I got a bit confused, thinking that alias this is indeed used by the serializer by accident (it is not explicitly supported at the moment) and had to postpone the analysis. What I think happens instead is that the serialized output contains both, the data array and a cnvrt field, because read+write properties are serialized like ordinary fields.

The easiest fix for this would be to annotate the cnvrt properties with @ignore. To make things a bit more pretty, the struct could alternatively also be represented as a single binary blob by defining toRepresentation and fromRepresentation methods:

struct compressedString
{
    // ...

    ubyte[] toRepresentation() { return data; }
    static compressedString fromRepresentation(ubyte[] data)
    {
        compressedString ret;
        ret.data = data;
        return ret;
    }
}

Re: BSONobj size too large

Permalink: HTTP NNTP

Carl Sturtivant

Posted Sun, 23 Apr 2017 21:22:18 GMT in reply to Sönke Ludwig

Reply

On Sun, 23 Apr 2017 11:29:33 GMT, Sönke Ludwig wrote:

I got a bit confused, thinking that alias this is indeed used by the serializer by accident (it is not explicitly supported at the moment) and had to postpone the analysis. What I think happens instead is that the serialized output contains both, the data array and a cnvrt field, because read+write properties are serialized like ordinary fields.

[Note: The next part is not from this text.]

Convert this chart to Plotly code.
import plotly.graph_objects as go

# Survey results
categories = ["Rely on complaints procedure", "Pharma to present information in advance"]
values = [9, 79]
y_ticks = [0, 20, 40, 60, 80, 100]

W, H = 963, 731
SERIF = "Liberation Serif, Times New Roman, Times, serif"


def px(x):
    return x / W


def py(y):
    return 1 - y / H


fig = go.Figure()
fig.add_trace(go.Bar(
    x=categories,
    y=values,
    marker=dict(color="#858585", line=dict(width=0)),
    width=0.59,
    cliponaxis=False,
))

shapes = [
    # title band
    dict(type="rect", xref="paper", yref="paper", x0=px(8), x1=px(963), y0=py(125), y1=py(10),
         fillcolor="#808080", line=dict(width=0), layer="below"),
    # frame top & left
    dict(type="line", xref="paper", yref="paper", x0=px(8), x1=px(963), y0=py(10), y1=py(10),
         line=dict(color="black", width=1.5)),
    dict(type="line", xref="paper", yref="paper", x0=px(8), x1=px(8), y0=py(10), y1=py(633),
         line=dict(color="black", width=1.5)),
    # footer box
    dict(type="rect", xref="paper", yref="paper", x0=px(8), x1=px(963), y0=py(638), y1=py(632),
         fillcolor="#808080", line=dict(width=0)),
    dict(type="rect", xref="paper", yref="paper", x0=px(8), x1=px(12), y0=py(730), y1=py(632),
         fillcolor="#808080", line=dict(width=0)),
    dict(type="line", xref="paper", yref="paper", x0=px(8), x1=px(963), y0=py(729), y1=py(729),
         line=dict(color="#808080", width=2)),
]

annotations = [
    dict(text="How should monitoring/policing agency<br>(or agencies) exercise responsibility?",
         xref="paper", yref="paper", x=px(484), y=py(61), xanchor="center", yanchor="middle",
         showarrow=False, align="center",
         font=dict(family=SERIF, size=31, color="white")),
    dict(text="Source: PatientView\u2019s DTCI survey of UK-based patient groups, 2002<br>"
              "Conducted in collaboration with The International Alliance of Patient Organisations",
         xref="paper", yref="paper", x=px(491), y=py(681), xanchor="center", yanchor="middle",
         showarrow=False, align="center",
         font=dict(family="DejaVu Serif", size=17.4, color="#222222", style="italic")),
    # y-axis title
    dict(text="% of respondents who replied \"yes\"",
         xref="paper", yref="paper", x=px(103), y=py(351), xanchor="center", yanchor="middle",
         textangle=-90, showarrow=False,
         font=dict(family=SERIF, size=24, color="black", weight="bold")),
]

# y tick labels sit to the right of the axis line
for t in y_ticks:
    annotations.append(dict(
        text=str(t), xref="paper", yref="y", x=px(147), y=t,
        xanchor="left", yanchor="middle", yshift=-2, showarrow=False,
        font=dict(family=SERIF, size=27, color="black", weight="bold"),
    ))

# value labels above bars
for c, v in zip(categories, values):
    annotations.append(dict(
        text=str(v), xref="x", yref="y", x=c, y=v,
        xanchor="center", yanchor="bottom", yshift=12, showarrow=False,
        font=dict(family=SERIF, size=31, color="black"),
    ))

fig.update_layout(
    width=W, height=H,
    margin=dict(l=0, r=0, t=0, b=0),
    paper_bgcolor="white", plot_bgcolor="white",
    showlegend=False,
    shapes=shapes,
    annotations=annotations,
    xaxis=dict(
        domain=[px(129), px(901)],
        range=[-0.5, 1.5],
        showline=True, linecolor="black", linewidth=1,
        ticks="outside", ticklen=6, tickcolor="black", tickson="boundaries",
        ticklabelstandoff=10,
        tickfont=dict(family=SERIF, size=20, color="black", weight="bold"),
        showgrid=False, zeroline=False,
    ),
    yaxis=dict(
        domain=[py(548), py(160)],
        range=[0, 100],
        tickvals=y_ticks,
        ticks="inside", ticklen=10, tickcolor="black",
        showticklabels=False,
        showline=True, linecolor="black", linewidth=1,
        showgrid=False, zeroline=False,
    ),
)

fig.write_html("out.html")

The easiest fix for this would be to annotate the cnvrt properties with @ignore. To make things a bit more pretty, the struct could alternatively also be represented as a single binary blob by defining toRepresentation and fromRepresentation methods:
struct compressedString
{
    // ...

    ubyte[] toRepresentation() { return data; }
    static compressedString fromRepresentation(ubyte[] data)
    {
        compressedString ret;
        ret.data = data;
        return ret;
    }
}

Ah, that's nice, decoupling serialization from everything else. Thank you.

I can confirm that your working hypothesis is correct, i.e. that the serialized output contains both the compressed data and a cnvrt field.